### Set exercise
In the records that follow, locate every line with "matplotlib" and extract it.

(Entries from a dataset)
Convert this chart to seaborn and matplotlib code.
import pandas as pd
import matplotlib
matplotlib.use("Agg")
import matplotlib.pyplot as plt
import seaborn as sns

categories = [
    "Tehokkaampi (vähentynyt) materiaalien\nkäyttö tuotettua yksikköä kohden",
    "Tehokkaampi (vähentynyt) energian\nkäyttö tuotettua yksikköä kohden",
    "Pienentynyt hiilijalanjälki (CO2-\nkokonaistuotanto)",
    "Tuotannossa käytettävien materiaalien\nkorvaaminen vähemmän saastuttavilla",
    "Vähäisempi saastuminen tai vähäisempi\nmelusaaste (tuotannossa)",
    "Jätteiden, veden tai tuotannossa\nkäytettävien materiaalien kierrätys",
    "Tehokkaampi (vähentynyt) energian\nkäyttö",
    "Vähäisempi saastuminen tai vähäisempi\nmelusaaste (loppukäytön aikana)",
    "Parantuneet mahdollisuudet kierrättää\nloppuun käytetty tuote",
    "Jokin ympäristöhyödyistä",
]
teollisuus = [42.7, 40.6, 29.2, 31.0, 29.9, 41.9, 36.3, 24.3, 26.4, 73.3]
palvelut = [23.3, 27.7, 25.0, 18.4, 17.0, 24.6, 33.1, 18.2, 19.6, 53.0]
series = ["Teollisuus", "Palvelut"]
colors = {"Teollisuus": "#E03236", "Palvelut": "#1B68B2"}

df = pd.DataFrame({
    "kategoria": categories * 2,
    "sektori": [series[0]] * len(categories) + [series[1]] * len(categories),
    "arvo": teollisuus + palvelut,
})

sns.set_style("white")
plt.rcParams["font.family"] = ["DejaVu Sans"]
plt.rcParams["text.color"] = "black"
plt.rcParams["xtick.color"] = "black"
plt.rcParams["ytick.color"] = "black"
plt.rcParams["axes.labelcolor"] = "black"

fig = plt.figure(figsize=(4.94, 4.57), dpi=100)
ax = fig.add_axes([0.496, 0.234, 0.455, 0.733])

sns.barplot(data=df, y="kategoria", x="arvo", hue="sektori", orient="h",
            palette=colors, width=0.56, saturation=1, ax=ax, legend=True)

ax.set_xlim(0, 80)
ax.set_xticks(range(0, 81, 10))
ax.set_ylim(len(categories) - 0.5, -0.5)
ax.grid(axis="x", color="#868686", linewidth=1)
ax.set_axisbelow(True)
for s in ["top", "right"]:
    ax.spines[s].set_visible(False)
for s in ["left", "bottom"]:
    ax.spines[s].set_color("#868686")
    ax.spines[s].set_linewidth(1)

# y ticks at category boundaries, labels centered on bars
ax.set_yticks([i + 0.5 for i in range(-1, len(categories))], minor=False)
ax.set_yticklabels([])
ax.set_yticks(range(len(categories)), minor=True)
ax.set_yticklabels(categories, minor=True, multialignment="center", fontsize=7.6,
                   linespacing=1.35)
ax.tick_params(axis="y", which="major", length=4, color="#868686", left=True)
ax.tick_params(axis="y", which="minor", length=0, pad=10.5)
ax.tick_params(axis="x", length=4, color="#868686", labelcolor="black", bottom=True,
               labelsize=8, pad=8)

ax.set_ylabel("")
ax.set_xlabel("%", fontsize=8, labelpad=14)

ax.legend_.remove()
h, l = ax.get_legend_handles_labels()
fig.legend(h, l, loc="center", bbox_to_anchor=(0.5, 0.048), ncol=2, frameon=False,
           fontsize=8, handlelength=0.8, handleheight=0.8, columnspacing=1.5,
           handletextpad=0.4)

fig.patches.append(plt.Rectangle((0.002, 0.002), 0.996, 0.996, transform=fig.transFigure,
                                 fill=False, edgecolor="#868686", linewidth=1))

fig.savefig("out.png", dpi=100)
==
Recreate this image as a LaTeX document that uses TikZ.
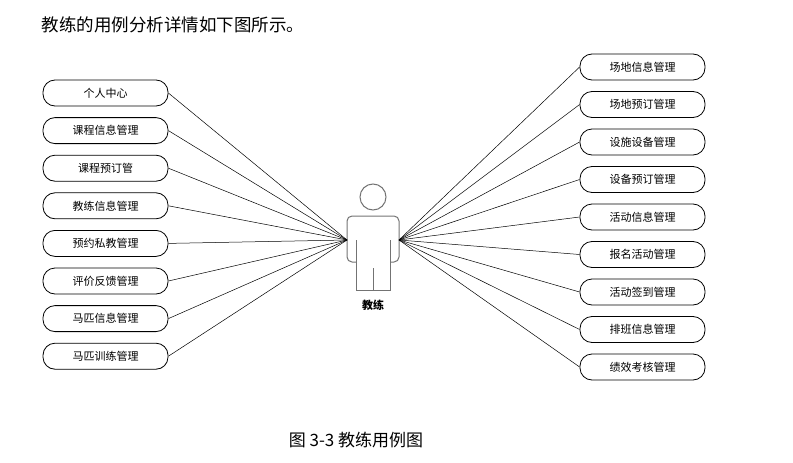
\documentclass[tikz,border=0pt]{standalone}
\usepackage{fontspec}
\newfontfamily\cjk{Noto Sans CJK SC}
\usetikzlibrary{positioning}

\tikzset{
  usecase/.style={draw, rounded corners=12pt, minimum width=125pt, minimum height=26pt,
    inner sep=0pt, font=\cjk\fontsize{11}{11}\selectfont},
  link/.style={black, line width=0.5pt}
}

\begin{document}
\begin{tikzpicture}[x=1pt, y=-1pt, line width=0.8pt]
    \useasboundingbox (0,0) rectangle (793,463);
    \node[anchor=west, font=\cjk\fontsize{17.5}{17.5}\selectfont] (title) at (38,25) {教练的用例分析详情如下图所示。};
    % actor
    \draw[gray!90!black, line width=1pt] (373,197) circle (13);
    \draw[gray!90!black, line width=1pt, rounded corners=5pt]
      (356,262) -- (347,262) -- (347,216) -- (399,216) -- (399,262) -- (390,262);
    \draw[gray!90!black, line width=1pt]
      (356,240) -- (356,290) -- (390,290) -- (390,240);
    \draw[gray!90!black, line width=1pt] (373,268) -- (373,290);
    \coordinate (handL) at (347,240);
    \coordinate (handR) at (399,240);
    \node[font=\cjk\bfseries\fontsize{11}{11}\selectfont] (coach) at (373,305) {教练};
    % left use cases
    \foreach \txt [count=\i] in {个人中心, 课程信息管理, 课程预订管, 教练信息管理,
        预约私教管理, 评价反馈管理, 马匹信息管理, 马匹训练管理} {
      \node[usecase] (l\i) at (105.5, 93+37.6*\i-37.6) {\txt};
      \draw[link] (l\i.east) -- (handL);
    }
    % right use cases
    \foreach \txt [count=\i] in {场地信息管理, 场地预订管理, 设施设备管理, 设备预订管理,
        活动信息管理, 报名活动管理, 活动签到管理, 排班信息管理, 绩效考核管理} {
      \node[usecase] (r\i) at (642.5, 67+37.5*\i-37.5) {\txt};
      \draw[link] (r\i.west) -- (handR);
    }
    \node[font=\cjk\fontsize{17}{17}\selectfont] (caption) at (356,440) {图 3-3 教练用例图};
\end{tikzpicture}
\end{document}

### The response
Convert this chart to seaborn and matplotlib code.
import matplotlib
matplotlib.use("Agg")
import matplotlib.pyplot as plt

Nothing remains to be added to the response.